# EXERCISE:
In the entries below, print exactly the lines from the first through the one with "ax2 = fig.add_axes([0.1255, 0.0788, 0.874, 0.3513])", both included, and none of the pictures.

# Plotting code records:
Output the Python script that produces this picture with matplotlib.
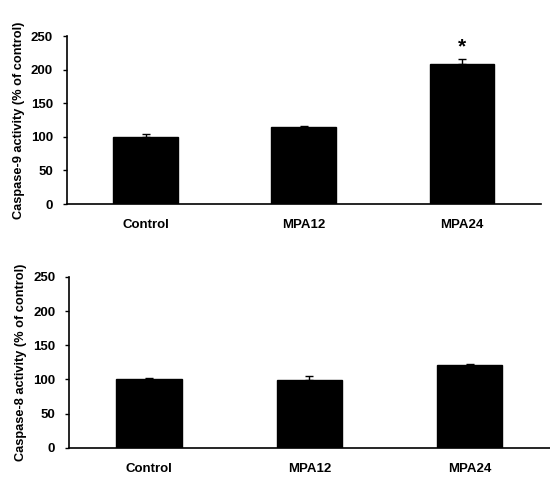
import matplotlib
matplotlib.use("Agg")
import matplotlib.pyplot as plt

plt.rcParams['font.family'] = ['Liberation Sans', 'DejaVu Sans']
plt.rcParams['font.weight'] = 'bold'

categories = ["Control", "MPA12", "MPA24"]
casp9_mean = [100, 114, 208]
casp9_err = [3.5, 2.5, 7.5]
casp9_sig = ["", "", "*"]
casp8_mean = [101, 98.5, 121]
casp8_err = [1, 6.5, 1]
yticks = [0, 50, 100, 150, 200, 250]

fig = plt.figure(figsize=(5.5, 4.86), dpi=100)
ax1 = fig.add_axes([0.1213, 0.5802, 0.8624, 0.3457])
ax2 = fig.add_axes([0.1255, 0.0788, 0.874, 0.3513])

def draw(ax, means, errs, ylabel, sig=None):
    x = list(range(len(categories)))
    ax.bar(x, means, width=0.41, color='black', edgecolor='black', zorder=2)
    ax.errorbar(x, means, yerr=[[0]*len(errs), errs], fmt='none', ecolor='black',
                elinewidth=1, capsize=2.8, capthick=1, zorder=3)
    ax.set_xlim(-0.5, len(categories) - 0.5)
    ax.set_ylim(0, 250)
    ax.set_yticks(yticks)
    ax.set_xticks(x)
    ax.set_xticklabels(categories, fontsize=9.5, fontweight='bold')
    ax.tick_params(axis='x', length=0, pad=11)
    ax.tick_params(axis='y', length=3, width=1, direction='out', pad=7, labelsize=9.5)
    for lab in ax.get_yticklabels():
        lab.set_fontweight('bold')
    for s in ['top', 'right']:
        ax.spines[s].set_visible(False)
    for s in ['left', 'bottom']:
        ax.spines[s].set_linewidth(1.2)
    ax.set_ylabel(ylabel, fontsize=9.2, fontweight='bold', labelpad=4)
    if sig:
        for xi, m, e, s in zip(x, means, errs, sig):
            if s:
                ax.annotate(s, (xi, m + e), xytext=(0, 2), textcoords='offset points',
                            ha='center', va='bottom', fontsize=15, fontweight='bold')

draw(ax1, casp9_mean, casp9_err, "Caspase-9 activity (% of control)", casp9_sig)
draw(ax2, casp8_mean, casp8_err, "Caspase-8 activity (% of control)")

fig.savefig("out.png", dpi=100)
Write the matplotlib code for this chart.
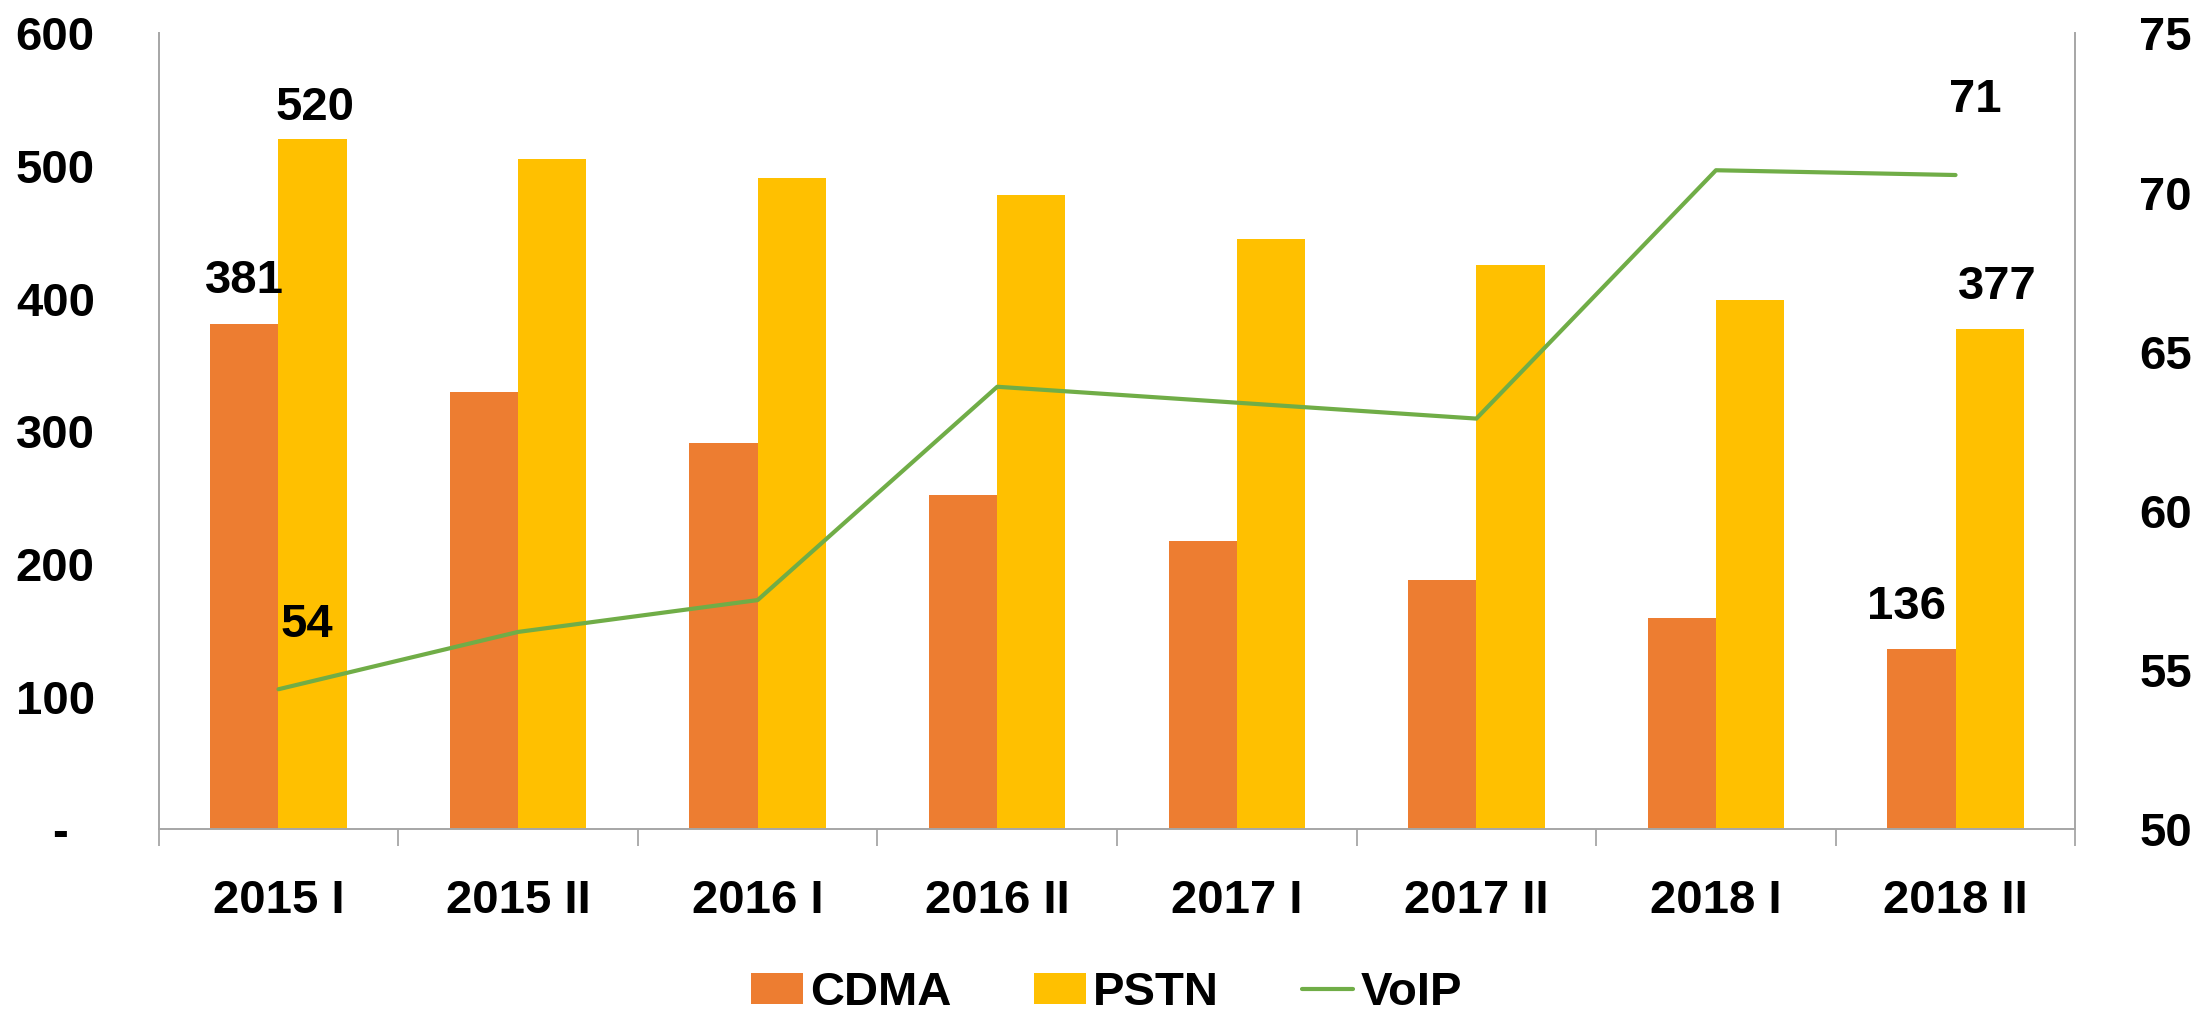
import matplotlib
matplotlib.use("Agg")
import matplotlib.pyplot as plt
from matplotlib.ticker import FixedLocator, NullFormatter
import numpy as np

plt.rcParams['font.family'] = ['Liberation Sans', 'DejaVu Sans']
plt.rcParams['font.weight'] = 'bold'

categories = ["2015 I", "2015 II", "2016 I", "2016 II", "2017 I", "2017 II", "2018 I", "2018 II"]
cdma = [381, 330, 291, 252, 217, 188, 159, 136]
pstn = [520, 505, 491, 478, 445, 425, 399, 377]
voip = [54.4, 56.2, 57.2, 63.9, 63.4, 62.9, 70.7, 70.55]
left_ticks = [0, 100, 200, 300, 400, 500, 600]
left_tick_labels = ["-  ", "100", "200", "300", "400", "500", "600"]
right_ticks = [50, 55, 60, 65, 70, 75]

C_CDMA = "#ED7D31"
C_PSTN = "#FFC000"
C_VOIP = "#70AD47"
SPINE = "#A6A6A6"
FS = 34

fig = plt.figure(figsize=(22.01, 10.13), dpi=100)
ax = fig.add_axes([0.0721, 0.1813, 0.8708, 0.7858])
ax2 = ax.twinx()

x = np.arange(len(categories))
w = 0.285
b1 = ax.bar(x - w / 2, cdma, w, color=C_CDMA, label="CDMA", zorder=2)
b2 = ax.bar(x + w / 2, pstn, w, color=C_PSTN, label="PSTN", zorder=2)
ln, = ax2.plot(x, voip, color=C_VOIP, lw=3.0, solid_capstyle='round', label="VoIP", zorder=3)

ax.set_xlim(-0.5, len(categories) - 0.5)
ax.set_ylim(0, 600)
ax2.set_ylim(50, 75)

# x ticks: marks at category boundaries, labels at centers
ax.xaxis.set_major_locator(FixedLocator(np.arange(-0.5, len(categories), 1.0)))
ax.xaxis.set_major_formatter(NullFormatter())
ax.xaxis.set_minor_locator(FixedLocator(x))
ax.set_xticklabels(categories, minor=True)
ax.tick_params(axis='x', which='major', length=12, width=1.3, color=SPINE, direction='out')
ax.tick_params(axis='x', which='minor', length=0, pad=36, labelsize=FS)

ax.set_yticks(left_ticks)
ax.set_yticklabels(left_tick_labels)
ax.tick_params(axis='y', length=0, pad=46, labelsize=FS)
ax2.set_yticks(right_ticks)
ax2.tick_params(axis='y', length=0, pad=46, labelsize=FS)

for a in (ax, ax2):
    a.spines['top'].set_visible(False)
    for s in ('left', 'right', 'bottom'):
        a.spines[s].set_color(SPINE)
        a.spines[s].set_linewidth(1.4)
ax2.spines['bottom'].set_visible(False)
ax2.spines['left'].set_visible(False)
ax.spines['right'].set_visible(False)

# data labels
def lab(axis, xv, yv, txt, dx, dy):
    axis.annotate(txt, (xv, yv), xytext=(dx, dy), textcoords='offset points',
                  ha='center', va='center', fontsize=FS, fontweight='bold', color='black')

lab(ax, x[0] - w / 2, cdma[0], f"{cdma[0]}", 0, 30.6)
lab(ax, x[0] + w / 2, pstn[0], f"{pstn[0]}", 2, 22.9)
lab(ax, x[-1] - w / 2, cdma[-1], f"{cdma[-1]}", -11, 30.5)
lab(ax, x[-1] + w / 2, pstn[-1], f"{pstn[-1]}", 5.3, 30.5)
lab(ax2, x[0], voip[0], f"{voip[0]:.0f}", 20.6, 46.4)
lab(ax2, x[-1], voip[-1], f"{voip[-1]:.0f}", 14.4, 53.8)

leg = fig.legend(handles=[b1, b2, ln], labels=["CDMA", "PSTN", "VoIP"],
                 loc='center', bbox_to_anchor=(1106.5 / 2201, 1 - 993 / 1013), ncol=3,
                 frameon=False, fontsize=FS, handlelength=1.1, handleheight=0.64,
                 handletextpad=0.15, columnspacing=1.75, borderaxespad=0, borderpad=0)

fig.savefig("out.png", dpi=100)
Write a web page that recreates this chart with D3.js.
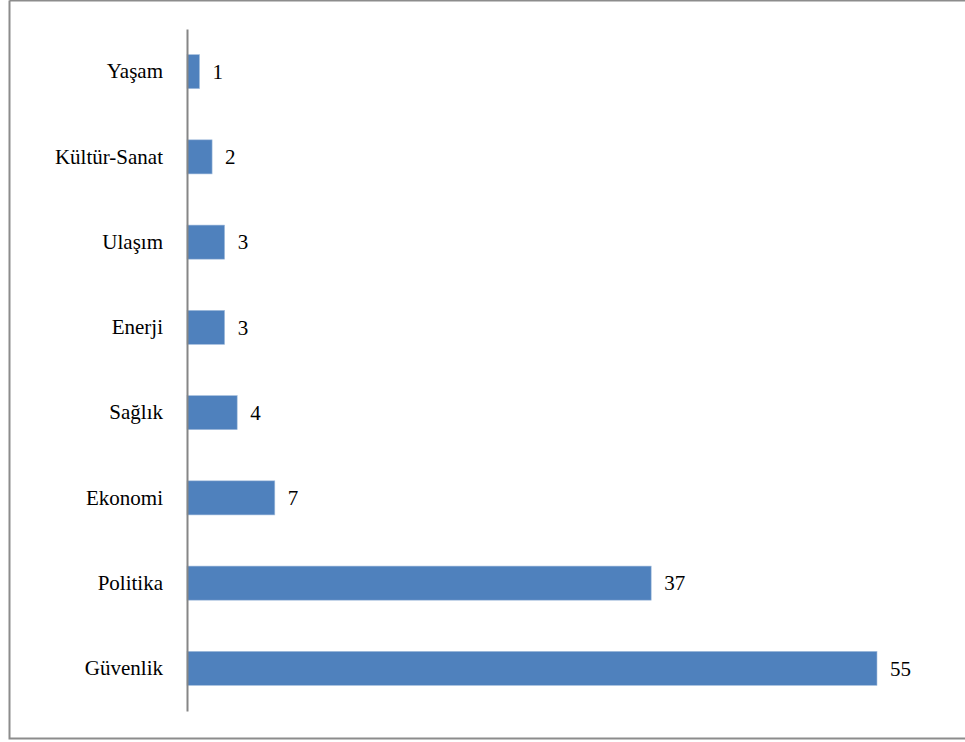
<!DOCTYPE html>
<html><head><meta charset="utf-8">
<script src="https://cdn.jsdelivr.net/npm/d3@7"></script>
<style>body{margin:0;background:#fff}svg{display:block}</style>
</head><body>
<script>
const categories = ["Yaşam","Kültür-Sanat","Ulaşım","Enerji","Sağlık","Ekonomi","Politika","Güvenlik"];
const values = [1,2,3,3,4,7,37,55];
const FONT = "Times, 'Times New Roman', 'Liberation Serif', 'DejaVu Serif', 'Nimbus Roman', FreeSerif, 'Noto Serif', serif";

const W = 965, H = 742;
const svg = d3.select("body").append("svg").attr("width", W).attr("height", H);
svg.append("rect").attr("width", W).attr("height", H).attr("fill", "#fff");
// frame
svg.append("path").attr("d", "M9.5,0.5 H966 M9.5,0.5 V738.5 H966")
  .attr("fill", "none").attr("stroke", "#8c8c8c").attr("stroke-width", 2);

const x = d3.scaleLinear().domain([0, 55]).range([187, 877]);
const y = d3.scaleBand().domain(categories).range([29, 711]).paddingInner(0.6).paddingOuter(0.3);

svg.selectAll("rect.bar").data(categories).join("rect").attr("class", "bar")
  .attr("x", x(0)).attr("y", d => y(d))
  .attr("width", (d, i) => x(values[i]) - x(0)).attr("height", y.bandwidth())
  .attr("fill", "#4f81bd").attr("stroke", "#a7c0de").attr("stroke-width", 0.6);

const yAxis = svg.append("g").attr("transform", `translate(${x(0)},0)`)
  .call(d3.axisLeft(y).tickSize(0).tickPadding(24));
yAxis.style("font-family", FONT);
yAxis.select(".domain").attr("stroke", "#868686").attr("stroke-width", 2);
yAxis.selectAll("text").style("font-family", FONT).attr("font-size", 21).attr("fill", "#000");

svg.selectAll("text.val").data(categories).join("text").attr("class", "val")
  .attr("x", (d, i) => x(values[i]) + 13).attr("y", d => y(d) + y.bandwidth() / 2)
  .attr("dy", "0.35em").style("font-family", FONT)
  .attr("font-size", 21).attr("fill", "#000").text((d, i) => values[i]);
</script>
</body></html>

# EXERCISE RESULT:
Output the Python script that produces this picture with matplotlib.
import matplotlib
matplotlib.use("Agg")
import matplotlib.pyplot as plt

plt.rcParams['font.family'] = ['Liberation Sans', 'DejaVu Sans']
plt.rcParams['font.weight'] = 'bold'

categories = ["Control", "MPA12", "MPA24"]
casp9_mean = [100, 114, 208]
casp9_err = [3.5, 2.5, 7.5]
casp9_sig = ["", "", "*"]
casp8_mean = [101, 98.5, 121]
casp8_err = [1, 6.5, 1]
yticks = [0, 50, 100, 150, 200, 250]

fig = plt.figure(figsize=(5.5, 4.86), dpi=100)
ax1 = fig.add_axes([0.1213, 0.5802, 0.8624, 0.3457])
ax2 = fig.add_axes([0.1255, 0.0788, 0.874, 0.3513])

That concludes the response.